Armés de kalachnikovs à 16 ans

"J'avais une kalachnikov… J'ouvrais le feu aux postes de contrôle", raconte Majid, 16 ans, originaire de Homs. Après s'être porté volontaire pour se battre contre le régime syrien aux côtés de son frère aîné et d'autres membres de sa famille, il a été entraîné au combat : "Ils nous ont appris à tirer, à démonter une arme et à la remonter, à viser une cible", explique-t-il à Human Rights Watch. "Les tâches qui te sont attribuées dépendent de toi, précise-t-il, si tu es courageux, ils t'envoient combattre aux postes de contrôle." Il  a pour sa part occupé un poste de combat pendant plusieurs mois, avant que ses commandants l'en écartent à cause de son trop jeune âge. 

Haitham et Qassin, deux jeunes du même âge de la province de Deraa, racontent eux aussi avoir reçu des armes de l'Armée syrienne libre (ASL) mais ne pas avoir été formés. "Nous avions des kalachnikovs, mais trente balles seulement. J'effectuais des missions de reconnaissance [et] je montais la garde du village la nuit.
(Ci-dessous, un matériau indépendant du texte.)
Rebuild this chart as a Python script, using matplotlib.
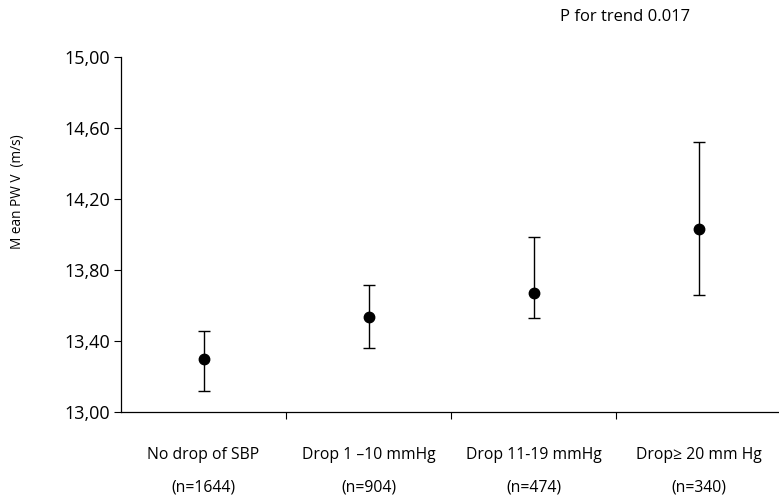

Lorsque quelqu'un arrivait, on informait les autres… [Mais] nous n'allions pas en mission, car nous étions trop jeunes", explique Qassin. 

"Même dans le cas où les enfants se portent volontaires pour combattre, il en va de la responsabilité des commandants de les protéger en refusant leur adhésion", estime Priyanka Motaparthy, de Human Rights Watch.

Utilisés pour le transport d'armes

"Nous aidions l'ASL en lui apportant des approvisionnements de Turquie, des armes. Nous apportions des balles et des Russiyets [kalachnikovs]. Tous les enfants les aidaient de cette manière. Nous étions 10 au total, entre 14 et 18 ans. Je connais les soldats de l'ASL, ce sont eux qui m'ont demandé de les aider comme ça. C'est ce que j'ai fait pendant quatre ou cinq mois", explique Raed, 14 ans, originaire de Khirbet al-Jawz, près de la frontière turque.

Un autre adolescent, Karim, 15 ans, originaire de Homs, relate à Human Rights Watch avoir assuré des missions de guet : "Je grimpais aux arbres, dit-il, de cette cachette, je voyais tout ce qui se passait au sol. C'est comme ça qu'on aidait l'ASL."

Selon l'ONG, le Centre de documentation des violations commises en Syrie, un organisme de surveillance créé par des membres de l'opposition, a rapporté le décès d'au moins dix-sept enfants qui ont combattu avec l'ASL. "Beaucoup d'autres ont été gravement blessés tandis que d'autres encore resteront invalides à vie", affirme l'association. 

Un crime de guerre

Les faits relatés dans ces récits bafouent les droits de l'enfant. La Cour pénale internationale, dans le Statut de Rome (PDF), considère que les forces ou les groupes armés qui enrôlent des enfants de moins de 15 ans ou qui s'en servent pour "les faire participer activement à des hostilités" se livrent à un crime de guerre. De plus, le protocole facultatif à la Convention relative aux droits de l'enfant, auquel la Syrie a adhéré en 2003, affirme que "les groupes armés qui sont distincts des forces armées d'un Etat ne devraient en aucune circonstance enrôler ni utiliser dans les hostilités des personnes âgées de moins de 18 ans".